* **Given task**
Please output every line of the material as it stands, without the pictures.

* **Dataset section**
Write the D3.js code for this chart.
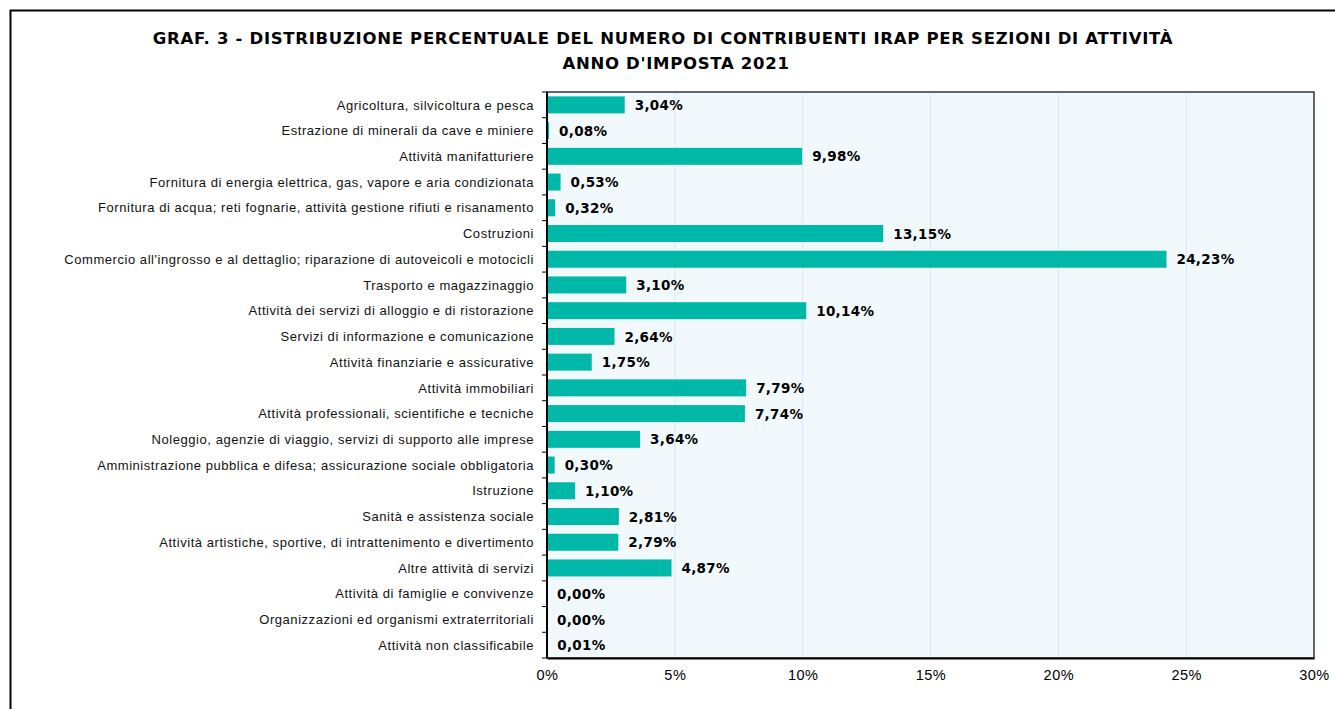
<!DOCTYPE html>
<html>
<head>
<meta charset="utf-8">
<script src="https://cdn.jsdelivr.net/npm/d3@7"></script>
<style>
  body { margin: 0; background: #fff; }
  text { font-family: "Liberation Sans", Arial, sans-serif; }
</style>
</head>
<body>
<div id="chart"></div>
<script>
// categories (top to bottom) and their percentage shares
var categories = [
  "Agricoltura, silvicoltura e pesca",
  "Estrazione di minerali da cave e miniere",
  "Attività manifatturiere",
  "Fornitura di energia elettrica, gas, vapore e aria condizionata",
  "Fornitura di acqua; reti fognarie, attività gestione rifiuti e risanamento",
  "Costruzioni",
  "Commercio all'ingrosso e al dettaglio; riparazione di autoveicoli e motocicli",
  "Trasporto e magazzinaggio",
  "Attività dei servizi di alloggio e di ristorazione",
  "Servizi di informazione e comunicazione",
  "Attività finanziarie e assicurative",
  "Attività immobiliari",
  "Attività professionali, scientifiche e tecniche",
  "Noleggio, agenzie di viaggio, servizi di supporto alle imprese",
  "Amministrazione pubblica e difesa; assicurazione sociale obbligatoria",
  "Istruzione",
  "Sanità e assistenza sociale",
  "Attività artistiche, sportive, di intrattenimento e divertimento",
  "Altre attività di servizi",
  "Attività di famiglie e convivenze",
  "Organizzazioni ed organismi extraterritoriali",
  "Attività non classificabile"
];
var values = [3.04, 0.08, 9.98, 0.53, 0.32, 13.15, 24.23, 3.10, 10.14, 2.64, 1.75,
              7.79, 7.74, 3.64, 0.30, 1.10, 2.81, 2.79, 4.87, 0.00, 0.00, 0.01];
var xTicks = [0, 5, 10, 15, 20, 25, 30];
var titleLines = [
  "GRAF. 3 - DISTRIBUZIONE PERCENTUALE DEL NUMERO DI CONTRIBUENTI IRAP PER SEZIONI DI ATTIVITÀ",
  "ANNO D'IMPOSTA 2021"
];

var W = 1335, H = 709;
var margin = {top: 92, right: 21, bottom: 51, left: 547},
    width = W - margin.left - margin.right,
    height = H - margin.top - margin.bottom;

var data = categories.map(function(c, i) { return {name: c, value: values[i]}; });
var fmt = function(v) { return d3.format(".2f")(v).replace(".", ",") + "%"; };
var heavy = "'DejaVu Sans', sans-serif";

var root = d3.select("#chart").append("svg")
    .attr("width", W)
    .attr("height", H);

// outer frame (cropped on the right and bottom)
root.append("path")
    .attr("d", "M10.5," + H + "V10.5H" + W)
    .attr("fill", "none")
    .attr("stroke", "#000")
    .attr("stroke-width", 2);

// title
root.selectAll(".title")
  .data(titleLines)
  .enter().append("text")
    .attr("class", "title")
    .attr("x", function(d, i) { return i === 0 ? 663 : 676; })
    .attr("y", function(d, i) { return 44 + i * 25; })
    .attr("text-anchor", "middle")
    .style("font-family", heavy)
    .style("font-size", "16.5px")
    .style("font-weight", "bold")
    .style("letter-spacing", "0.7px")
    .text(function(d) { return d; });

var svg = root.append("g")
    .attr("transform", "translate(" + margin.left + "," + margin.top + ")");

var x = d3.scaleLinear().domain([0, 30]).range([0, width]);
var y = d3.scaleBand().domain(categories).range([0, height]).paddingInner(0.34).paddingOuter(0.17);

// plot background
svg.append("rect")
    .attr("width", width)
    .attr("height", height)
    .attr("fill", "#f2f9fc");

// vertical gridlines
svg.selectAll(".grid")
  .data(xTicks.slice(1, -1))
  .enter().append("line")
    .attr("x1", function(d) { return x(d); })
    .attr("x2", function(d) { return x(d); })
    .attr("y1", 0)
    .attr("y2", height)
    .attr("stroke", "#d7e9f4")
    .attr("stroke-width", 1);

// bars
svg.selectAll(".bar")
  .data(data)
  .enter().append("rect")
    .attr("class", "bar")
    .attr("x", 0)
    .attr("y", function(d) { return y(d.name); })
    .attr("width", function(d) { return x(d.value); })
    .attr("height", y.bandwidth())
    .attr("fill", "#00b8a8");

// value labels
svg.selectAll(".val")
  .data(data)
  .enter().append("text")
    .attr("class", "val")
    .attr("x", function(d) { return x(d.value) + 10; })
    .attr("y", function(d) { return y(d.name) + y.bandwidth() / 2; })
    .attr("dy", "0.38em")
    .style("font-family", heavy)
    .style("font-size", "13.5px")
    .style("font-weight", "bold")
    .style("letter-spacing", "0.3px")
    .text(function(d) { return fmt(d.value); });

// plot border
svg.append("rect")
    .attr("width", width)
    .attr("height", height)
    .attr("fill", "none")
    .attr("stroke", "#333")
    .attr("stroke-width", 1.5);

// y axis: ticks between categories, labels centred on bands
var step = height / categories.length;
svg.selectAll(".ytick")
  .data(d3.range(categories.length + 1))
  .enter().append("line")
    .attr("x1", -5)
    .attr("x2", 0)
    .attr("y1", function(i) { return i * step; })
    .attr("y2", function(i) { return i * step; })
    .attr("stroke", "#000");

svg.selectAll(".ylab")
  .data(categories)
  .enter().append("text")
    .attr("x", -13)
    .attr("y", function(d) { return y(d) + y.bandwidth() / 2; })
    .attr("dy", "0.36em")
    .attr("text-anchor", "end")
    .style("font-size", "13px")
    .style("letter-spacing", "0.55px")
    .style("fill", "#111")
    .text(function(d) { return d; });

svg.append("line")
    .attr("x1", 0).attr("x2", 0)
    .attr("y1", 0).attr("y2", height)
    .attr("stroke", "#000").attr("stroke-width", 2);

// x axis
var xAxis = svg.append("g")
    .attr("transform", "translate(0," + height + ")")
    .call(d3.axisBottom(x).tickValues(xTicks).tickSize(0).tickPadding(12)
      .tickFormat(function(d) { return d + "%"; }));
xAxis.select(".domain").attr("stroke", "#000").attr("stroke-width", 2);
xAxis.selectAll("text")
    .style("font-family", "'Liberation Sans', Arial, sans-serif")
    .style("font-size", "14.5px")
    .style("letter-spacing", "0.5px")
    .style("fill", "#000");
</script>
</body>
</html>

* **Answer for the task**
Write the D3.js code for this chart.
<!DOCTYPE html>
<html>
<head>
<meta charset="utf-8">
<script src="https://cdn.jsdelivr.net/npm/d3@7"></script>
<style>
  body { margin: 0; background: #fff; }
  text { font-family: "Liberation Sans", Arial, sans-serif; }
</style>
</head>
<body>
<div id="chart"></div>
<script>
// categories (top to bottom) and their percentage shares
var categories = [
  "Agricoltura, silvicoltura e pesca",
  "Estrazione di minerali da cave e miniere",
  "Attività manifatturiere",
  "Fornitura di energia elettrica, gas, vapore e aria condizionata",
  "Fornitura di acqua; reti fognarie, attività gestione rifiuti e risanamento",
  "Costruzioni",
  "Commercio all'ingrosso e al dettaglio; riparazione di autoveicoli e motocicli",
  "Trasporto e magazzinaggio",
  "Attività dei servizi di alloggio e di ristorazione",
  "Servizi di informazione e comunicazione",
  "Attività finanziarie e assicurative",
  "Attività immobiliari",
  "Attività professionali, scientifiche e tecniche",
  "Noleggio, agenzie di viaggio, servizi di supporto alle imprese",
  "Amministrazione pubblica e difesa; assicurazione sociale obbligatoria",
  "Istruzione",
  "Sanità e assistenza sociale",
  "Attività artistiche, sportive, di intrattenimento e divertimento",
  "Altre attività di servizi",
  "Attività di famiglie e convivenze",
  "Organizzazioni ed organismi extraterritoriali",
  "Attività non classificabile"
];
var values = [3.04, 0.08, 9.98, 0.53, 0.32, 13.15, 24.23, 3.10, 10.14, 2.64, 1.75,
              7.79, 7.74, 3.64, 0.30, 1.10, 2.81, 2.79, 4.87, 0.00, 0.00, 0.01];
var xTicks = [0, 5, 10, 15, 20, 25, 30];
var titleLines = [
  "GRAF. 3 - DISTRIBUZIONE PERCENTUALE DEL NUMERO DI CONTRIBUENTI IRAP PER SEZIONI DI ATTIVITÀ",
  "ANNO D'IMPOSTA 2021"
];

var W = 1335, H = 709;
var margin = {top: 92, right: 21, bottom: 51, left: 547},
    width = W - margin.left - margin.right,
    height = H - margin.top - margin.bottom;

var data = categories.map(function(c, i) { return {name: c, value: values[i]}; });
var fmt = function(v) { return d3.format(".2f")(v).replace(".", ",") + "%"; };
var heavy = "'DejaVu Sans', sans-serif";

var root = d3.select("#chart").append("svg")
    .attr("width", W)
    .attr("height", H);

// outer frame (cropped on the right and bottom)
root.append("path")
    .attr("d", "M10.5," + H + "V10.5H" + W)
    .attr("fill", "none")
    .attr("stroke", "#000")
    .attr("stroke-width", 2);

// title
root.selectAll(".title")
  .data(titleLines)
  .enter().append("text")
    .attr("class", "title")
    .attr("x", function(d, i) { return i === 0 ? 663 : 676; })
    .attr("y", function(d, i) { return 44 + i * 25; })
    .attr("text-anchor", "middle")
    .style("font-family", heavy)
    .style("font-size", "16.5px")
    .style("font-weight", "bold")
    .style("letter-spacing", "0.7px")
    .text(function(d) { return d; });

var svg = root.append("g")
    .attr("transform", "translate(" + margin.left + "," + margin.top + ")");

var x = d3.scaleLinear().domain([0, 30]).range([0, width]);
var y = d3.scaleBand().domain(categories).range([0, height]).paddingInner(0.34).paddingOuter(0.17);

// plot background
svg.append("rect")
    .attr("width", width)
    .attr("height", height)
    .attr("fill", "#f2f9fc");

// vertical gridlines
svg.selectAll(".grid")
  .data(xTicks.slice(1, -1))
  .enter().append("line")
    .attr("x1", function(d) { return x(d); })
    .attr("x2", function(d) { return x(d); })
    .attr("y1", 0)
    .attr("y2", height)
    .attr("stroke", "#d7e9f4")
    .attr("stroke-width", 1);

// bars
svg.selectAll(".bar")
  .data(data)
  .enter().append("rect")
    .attr("class", "bar")
    .attr("x", 0)
    .attr("y", function(d) { return y(d.name); })
    .attr("width", function(d) { return x(d.value); })
    .attr("height", y.bandwidth())
    .attr("fill", "#00b8a8");

// value labels
svg.selectAll(".val")
  .data(data)
  .enter().append("text")
    .attr("class", "val")
    .attr("x", function(d) { return x(d.value) + 10; })
    .attr("y", function(d) { return y(d.name) + y.bandwidth() / 2; })
    .attr("dy", "0.38em")
    .style("font-family", heavy)
    .style("font-size", "13.5px")
    .style("font-weight", "bold")
    .style("letter-spacing", "0.3px")
    .text(function(d) { return fmt(d.value); });

// plot border
svg.append("rect")
    .attr("width", width)
    .attr("height", height)
    .attr("fill", "none")
    .attr("stroke", "#333")
    .attr("stroke-width", 1.5);

// y axis: ticks between categories, labels centred on bands
var step = height / categories.length;
svg.selectAll(".ytick")
  .data(d3.range(categories.length + 1))
  .enter().append("line")
    .attr("x1", -5)
    .attr("x2", 0)
    .attr("y1", function(i) { return i * step; })
    .attr("y2", function(i) { return i * step; })
    .attr("stroke", "#000");

svg.selectAll(".ylab")
  .data(categories)
  .enter().append("text")
    .attr("x", -13)
    .attr("y", function(d) { return y(d) + y.bandwidth() / 2; })
    .attr("dy", "0.36em")
    .attr("text-anchor", "end")
    .style("font-size", "13px")
    .style("letter-spacing", "0.55px")
    .style("fill", "#111")
    .text(function(d) { return d; });

svg.append("line")
    .attr("x1", 0).attr("x2", 0)
    .attr("y1", 0).attr("y2", height)
    .attr("stroke", "#000").attr("stroke-width", 2);

// x axis
var xAxis = svg.append("g")
    .attr("transform", "translate(0," + height + ")")
    .call(d3.axisBottom(x).tickValues(xTicks).tickSize(0).tickPadding(12)
      .tickFormat(function(d) { return d + "%"; }));
xAxis.select(".domain").attr("stroke", "#000").attr("stroke-width", 2);
xAxis.selectAll("text")
    .style("font-family", "'Liberation Sans', Arial, sans-serif")
    .style("font-size", "14.5px")
    .style("letter-spacing", "0.5px")
    .style("fill", "#000");
</script>
</body>
</html>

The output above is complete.